:: Given information ::

▼

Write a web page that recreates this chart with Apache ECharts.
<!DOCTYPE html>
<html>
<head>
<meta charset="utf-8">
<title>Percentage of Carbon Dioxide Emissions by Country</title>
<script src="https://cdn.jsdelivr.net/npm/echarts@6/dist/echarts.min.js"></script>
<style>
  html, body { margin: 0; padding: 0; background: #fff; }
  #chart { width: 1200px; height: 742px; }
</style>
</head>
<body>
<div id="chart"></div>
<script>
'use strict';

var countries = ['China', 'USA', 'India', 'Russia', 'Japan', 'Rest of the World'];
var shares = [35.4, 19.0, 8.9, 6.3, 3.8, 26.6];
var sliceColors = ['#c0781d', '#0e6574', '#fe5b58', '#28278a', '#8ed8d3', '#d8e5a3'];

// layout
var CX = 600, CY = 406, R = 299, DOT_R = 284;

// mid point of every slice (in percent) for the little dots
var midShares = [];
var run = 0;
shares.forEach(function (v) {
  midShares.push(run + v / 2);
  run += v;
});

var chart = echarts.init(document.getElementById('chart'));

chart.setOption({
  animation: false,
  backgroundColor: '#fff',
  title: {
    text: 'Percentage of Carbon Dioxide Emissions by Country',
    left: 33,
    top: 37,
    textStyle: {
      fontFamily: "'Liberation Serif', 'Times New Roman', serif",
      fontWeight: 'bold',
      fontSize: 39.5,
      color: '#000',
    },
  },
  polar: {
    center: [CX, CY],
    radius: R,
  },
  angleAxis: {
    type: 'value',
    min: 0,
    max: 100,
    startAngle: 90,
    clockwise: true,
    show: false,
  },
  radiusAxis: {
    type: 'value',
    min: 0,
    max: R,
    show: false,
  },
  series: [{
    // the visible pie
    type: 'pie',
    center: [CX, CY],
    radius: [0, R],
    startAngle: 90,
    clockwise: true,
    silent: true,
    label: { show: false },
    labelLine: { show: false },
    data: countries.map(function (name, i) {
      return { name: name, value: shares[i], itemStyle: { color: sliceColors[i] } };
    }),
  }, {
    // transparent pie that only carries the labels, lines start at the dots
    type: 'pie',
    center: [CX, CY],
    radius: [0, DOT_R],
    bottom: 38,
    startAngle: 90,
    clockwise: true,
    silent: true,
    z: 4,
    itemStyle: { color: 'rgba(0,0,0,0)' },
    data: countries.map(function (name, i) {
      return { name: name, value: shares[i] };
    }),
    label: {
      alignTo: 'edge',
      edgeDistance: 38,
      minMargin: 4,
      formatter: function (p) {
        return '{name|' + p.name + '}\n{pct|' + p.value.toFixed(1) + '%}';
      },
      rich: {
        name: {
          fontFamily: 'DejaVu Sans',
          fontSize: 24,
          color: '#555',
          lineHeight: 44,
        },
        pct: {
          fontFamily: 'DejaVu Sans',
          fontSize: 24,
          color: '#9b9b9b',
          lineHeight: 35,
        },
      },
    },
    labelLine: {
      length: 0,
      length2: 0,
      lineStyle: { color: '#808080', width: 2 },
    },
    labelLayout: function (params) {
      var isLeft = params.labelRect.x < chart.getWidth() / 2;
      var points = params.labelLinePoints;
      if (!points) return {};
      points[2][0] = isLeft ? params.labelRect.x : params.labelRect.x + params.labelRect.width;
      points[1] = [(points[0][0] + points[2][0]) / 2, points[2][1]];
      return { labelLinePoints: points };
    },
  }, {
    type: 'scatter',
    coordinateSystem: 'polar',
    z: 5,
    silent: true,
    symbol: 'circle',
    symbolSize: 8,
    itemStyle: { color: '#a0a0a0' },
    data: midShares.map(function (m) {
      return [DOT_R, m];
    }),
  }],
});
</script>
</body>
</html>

▲
▼

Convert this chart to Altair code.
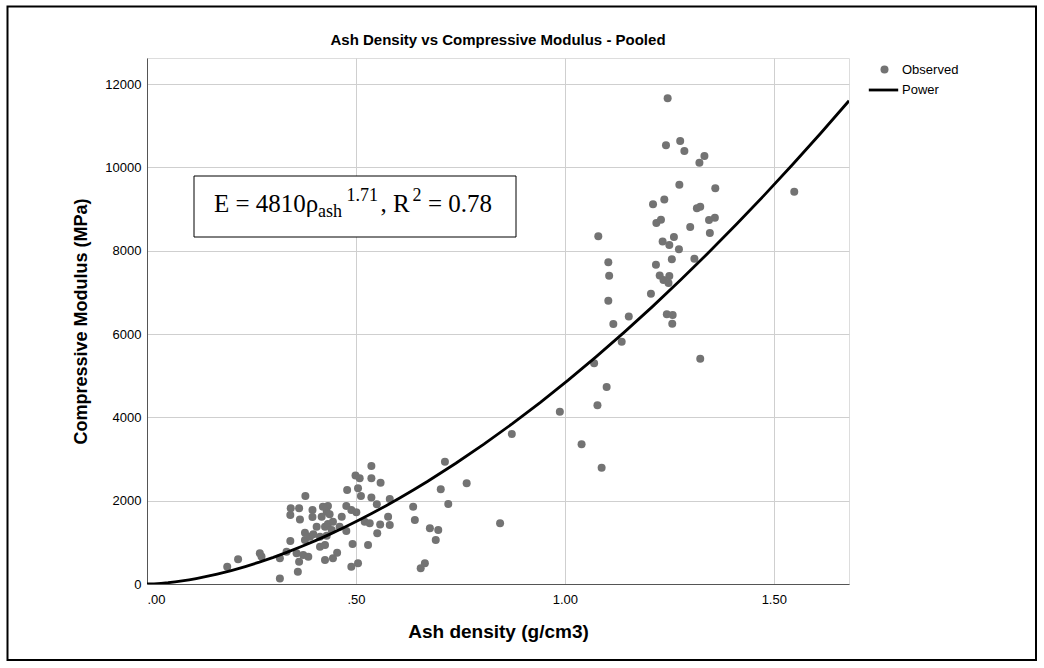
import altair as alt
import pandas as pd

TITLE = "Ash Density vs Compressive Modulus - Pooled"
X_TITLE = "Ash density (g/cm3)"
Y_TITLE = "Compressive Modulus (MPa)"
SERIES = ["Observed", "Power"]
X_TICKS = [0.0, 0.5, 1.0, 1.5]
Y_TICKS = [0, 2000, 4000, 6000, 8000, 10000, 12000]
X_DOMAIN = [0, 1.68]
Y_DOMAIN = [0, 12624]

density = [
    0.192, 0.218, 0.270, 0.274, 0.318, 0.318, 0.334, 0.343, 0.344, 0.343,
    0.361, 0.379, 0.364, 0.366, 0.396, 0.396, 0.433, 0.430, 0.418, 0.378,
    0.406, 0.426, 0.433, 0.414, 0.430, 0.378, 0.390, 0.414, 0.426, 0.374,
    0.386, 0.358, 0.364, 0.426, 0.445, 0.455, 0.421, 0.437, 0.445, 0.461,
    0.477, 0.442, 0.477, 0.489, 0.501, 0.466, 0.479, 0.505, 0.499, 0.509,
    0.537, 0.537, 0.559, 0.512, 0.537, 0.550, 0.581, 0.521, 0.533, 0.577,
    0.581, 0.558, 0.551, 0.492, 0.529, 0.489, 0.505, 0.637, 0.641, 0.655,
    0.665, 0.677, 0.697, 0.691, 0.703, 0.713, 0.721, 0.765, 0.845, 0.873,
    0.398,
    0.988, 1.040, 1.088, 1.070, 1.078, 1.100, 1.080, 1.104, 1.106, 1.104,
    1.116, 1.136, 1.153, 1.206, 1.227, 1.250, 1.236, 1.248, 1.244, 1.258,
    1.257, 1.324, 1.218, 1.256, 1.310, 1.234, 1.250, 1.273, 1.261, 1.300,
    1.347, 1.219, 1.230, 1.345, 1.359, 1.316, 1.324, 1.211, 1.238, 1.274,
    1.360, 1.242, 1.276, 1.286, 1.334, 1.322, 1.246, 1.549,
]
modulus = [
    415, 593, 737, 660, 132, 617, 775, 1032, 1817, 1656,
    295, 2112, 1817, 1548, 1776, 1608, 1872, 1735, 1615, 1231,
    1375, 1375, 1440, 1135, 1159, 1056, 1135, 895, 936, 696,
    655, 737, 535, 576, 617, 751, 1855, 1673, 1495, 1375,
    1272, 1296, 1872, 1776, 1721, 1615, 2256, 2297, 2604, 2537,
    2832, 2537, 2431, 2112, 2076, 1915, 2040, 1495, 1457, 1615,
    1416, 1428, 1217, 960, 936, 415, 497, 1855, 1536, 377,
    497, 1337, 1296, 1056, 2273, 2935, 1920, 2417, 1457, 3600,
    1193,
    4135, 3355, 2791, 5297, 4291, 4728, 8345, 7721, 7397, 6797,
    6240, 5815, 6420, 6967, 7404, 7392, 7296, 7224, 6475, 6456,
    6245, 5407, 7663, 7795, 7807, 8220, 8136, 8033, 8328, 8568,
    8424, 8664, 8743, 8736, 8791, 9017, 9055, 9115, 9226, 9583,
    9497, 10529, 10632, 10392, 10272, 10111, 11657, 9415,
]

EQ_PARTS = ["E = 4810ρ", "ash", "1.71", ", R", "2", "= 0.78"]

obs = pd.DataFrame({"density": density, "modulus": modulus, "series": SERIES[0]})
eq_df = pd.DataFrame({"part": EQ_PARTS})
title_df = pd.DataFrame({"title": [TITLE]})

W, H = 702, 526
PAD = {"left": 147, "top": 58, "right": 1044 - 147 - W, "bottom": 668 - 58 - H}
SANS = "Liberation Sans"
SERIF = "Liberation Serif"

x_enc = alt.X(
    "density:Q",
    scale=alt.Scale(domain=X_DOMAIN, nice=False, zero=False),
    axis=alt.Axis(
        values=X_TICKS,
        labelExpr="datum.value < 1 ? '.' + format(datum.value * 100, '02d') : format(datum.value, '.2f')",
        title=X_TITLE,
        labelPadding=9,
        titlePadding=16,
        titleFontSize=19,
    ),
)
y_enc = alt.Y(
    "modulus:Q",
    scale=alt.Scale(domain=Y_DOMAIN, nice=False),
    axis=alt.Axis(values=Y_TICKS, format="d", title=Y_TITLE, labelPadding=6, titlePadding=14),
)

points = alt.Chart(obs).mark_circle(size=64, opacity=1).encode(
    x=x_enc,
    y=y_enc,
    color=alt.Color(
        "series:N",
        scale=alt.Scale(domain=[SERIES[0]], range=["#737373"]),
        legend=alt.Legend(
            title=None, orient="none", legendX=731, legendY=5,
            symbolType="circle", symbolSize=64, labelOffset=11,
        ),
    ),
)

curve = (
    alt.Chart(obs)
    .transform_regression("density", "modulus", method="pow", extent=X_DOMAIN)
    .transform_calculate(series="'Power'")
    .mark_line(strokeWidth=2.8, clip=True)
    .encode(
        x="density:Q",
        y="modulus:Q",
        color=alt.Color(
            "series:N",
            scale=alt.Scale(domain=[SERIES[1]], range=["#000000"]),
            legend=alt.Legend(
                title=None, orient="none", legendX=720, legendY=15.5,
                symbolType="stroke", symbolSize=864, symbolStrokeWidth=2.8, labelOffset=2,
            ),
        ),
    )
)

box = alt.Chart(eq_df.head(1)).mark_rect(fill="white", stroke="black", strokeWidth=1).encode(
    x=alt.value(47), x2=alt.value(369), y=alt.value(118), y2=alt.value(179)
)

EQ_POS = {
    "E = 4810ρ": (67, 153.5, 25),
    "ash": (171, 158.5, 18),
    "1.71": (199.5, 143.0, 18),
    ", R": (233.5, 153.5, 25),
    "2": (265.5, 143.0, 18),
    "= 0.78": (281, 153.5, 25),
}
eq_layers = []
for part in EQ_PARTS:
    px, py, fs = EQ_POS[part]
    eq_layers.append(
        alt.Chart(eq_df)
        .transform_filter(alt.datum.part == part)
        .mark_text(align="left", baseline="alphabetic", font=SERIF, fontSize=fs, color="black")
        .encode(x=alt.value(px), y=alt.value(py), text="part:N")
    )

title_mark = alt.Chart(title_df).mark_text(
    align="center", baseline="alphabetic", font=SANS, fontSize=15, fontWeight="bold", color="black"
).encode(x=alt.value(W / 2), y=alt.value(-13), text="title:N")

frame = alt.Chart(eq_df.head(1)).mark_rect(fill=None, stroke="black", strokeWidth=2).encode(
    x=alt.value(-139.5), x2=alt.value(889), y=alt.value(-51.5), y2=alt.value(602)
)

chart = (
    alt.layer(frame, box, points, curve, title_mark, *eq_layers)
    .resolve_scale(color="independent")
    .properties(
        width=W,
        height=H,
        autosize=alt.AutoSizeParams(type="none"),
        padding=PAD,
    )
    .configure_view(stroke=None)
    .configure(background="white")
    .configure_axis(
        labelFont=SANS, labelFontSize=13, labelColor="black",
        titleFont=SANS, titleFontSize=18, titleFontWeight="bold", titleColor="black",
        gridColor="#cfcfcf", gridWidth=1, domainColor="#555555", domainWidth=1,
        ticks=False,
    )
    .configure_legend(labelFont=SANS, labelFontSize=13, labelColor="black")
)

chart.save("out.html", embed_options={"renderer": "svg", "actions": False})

▲

:: Request ::
Transcribe precisely the lines between the one that contains "Write a web" and the one that contains "var chart = echarts.init(document.getElementById('chart'));", counting those two lines as part of the range.

:: Solved exercise ::
Write a web page that recreates this chart with Apache ECharts.
<!DOCTYPE html>
<html>
<head>
<meta charset="utf-8">
<title>Percentage of Carbon Dioxide Emissions by Country</title>
<script src="https://cdn.jsdelivr.net/npm/echarts@6/dist/echarts.min.js"></script>
<style>
  html, body { margin: 0; padding: 0; background: #fff; }
  #chart { width: 1200px; height: 742px; }
</style>
</head>
<body>
<div id="chart"></div>
<script>
'use strict';

var countries = ['China', 'USA', 'India', 'Russia', 'Japan', 'Rest of the World'];
var shares = [35.4, 19.0, 8.9, 6.3, 3.8, 26.6];
var sliceColors = ['#c0781d', '#0e6574', '#fe5b58', '#28278a', '#8ed8d3', '#d8e5a3'];

// layout
var CX = 600, CY = 406, R = 299, DOT_R = 284;

// mid point of every slice (in percent) for the little dots
var midShares = [];
var run = 0;
shares.forEach(function (v) {
  midShares.push(run + v / 2);
  run += v;
});

var chart = echarts.init(document.getElementById('chart'));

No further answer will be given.